INDUSTRY
Platform Computing Releases First Grid-enabled Workload Management Solution
TORONTO, CANADA - Platform Computing Inc. announced Platform HPC for IBM, a new Grid-enabled job management solution for IBM high-performance computing (HPC) clusters. Platform HPC for IBM is designed specifically for midrange to high-end distributed HPC clusters running on IBM eServer xSeries and pSeries systems. This out-of-the box offering maximizes the performance and capability of parallel workloads across AIX and Linux servers, enabling government, research, life sciences and manufacturing users complete compute-intensive tasks faster and more reliably at reduced costs.
"IBM HPC users need an easy way to optimize usage of their servers without having to compete for available resources.
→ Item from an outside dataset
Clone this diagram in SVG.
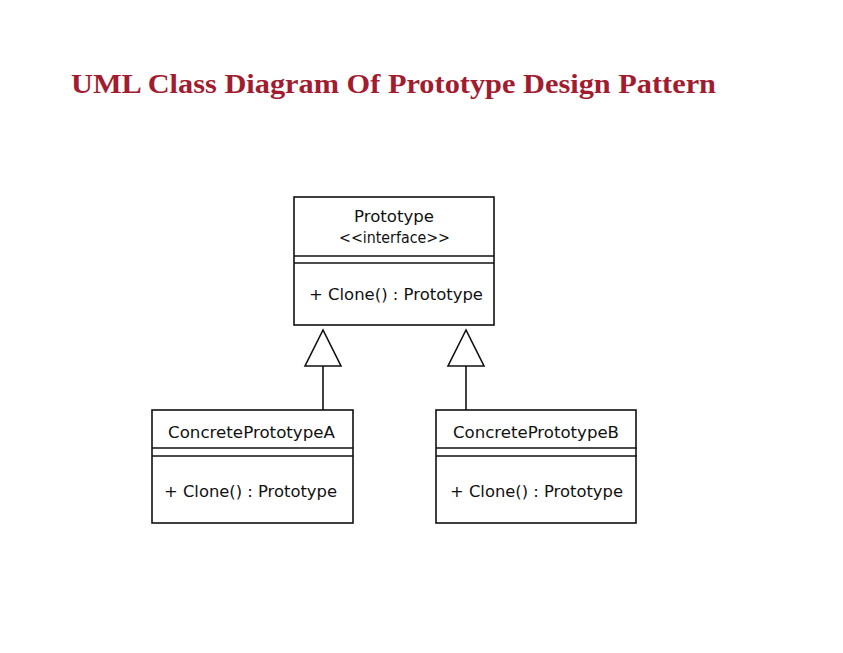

The trend toward server consolidation has only intensified this challenge, making it increasingly difficult for multiple users and groups across an enterprise to effectively share the HPC resources," said Paul Hill, vice president, marketing and business development, Platform. "With Platform HPC for IBM, IBM HPC users can maximize their application performance and achieve greater computational capacity to meet their grand challenges sooner, deliver higher quality products faster, and reduce their time to discovery."
Platform HPC for IBM provides a set of scheduling policies rich enough to prioritize the workload and arbitrate usage of the heterogeneous hardware within clusters of both AIX and Linux servers, and across multiple sites. As a Grid-enabled enterprise computing solution, Platform HPC for IBM enables groups and individual users to share globally distributed HPC resources, using sophisticated job scheduling and sharing policies across all HPC assets.
"A complete infrastructure requires many technology components, which is why IBM is working closely with key business partners like Platform to build Grid solutions for its customers," said Dan Powers, vice president, Grid computing strategy for IBM. "IBM offers the most extensive experience in the HPC market while Platform offers extensive experience in providing job scheduling and workload management software for a Grid environment."
Key features of Platform HPC for IBM include:
* Advanced HPC Scheduling Policies: High-speed interconnect aware
scheduling combined with policy-based pre-emption, advance reservation,
project-based fairshare, and custom scheduling ensure resources are
allocated to the right users and the right projects at the right time,
while maximizing throughput of mission critical workload.
* Heterogeneous Cluster Support: Integrates with mixed 32-bit and 64-bit
AIX and Linux clusters for greater application flexibility and reduced
resource administration. It also provides a single point of control
for submitting and monitoring workload across IBM and non-IBM hosts for
optimal hardware utilization.
* Commercial Grade Reliability and Availability: Unprecedented levels of
job reliability can be achieved through a combination of automatic
scheduler fail-over, duplicate job event logging, OS-level checkpoints
and restarts, and automatic job migration and re-queuing.
* Parallel Application Integration and Support: Out-of-the-box
integration with parallel applications, along with accounting for
parallel HPC applications, enhanced job control and run-time resource
limit support and collection, ensure that complex parallel applications
can be deployed, tracked and managed as easily as sequential
applications.
* Open, Scalable, Secure Architecture: Job management is further
extended through application level access to resources. Modular
scheduler architecture, system authentication, support for plug-in APIs
and external resource collectors ensure secure access to and site
specific support for over 500,000 active HPC jobs and more than 2,000
multiple processor hosts.
Platform provides High Performance Computing (HPC) solutions to educational institutions, government and supercomputing laboratories, automotive firms, life sciences companies and oil and gas customers worldwide, including the U.S. Department of Defense, NASA, Oxford University, UCLA, the University of Glasgow, the European Laboratory for Particle Physics (CERN), and the National Scaleable Cluster Project (NSCP) which includes the University of Pennsylvania, the University of Illinois at Chicago, the University of Maryland at College Park, Osaka University and the University of Tokyo.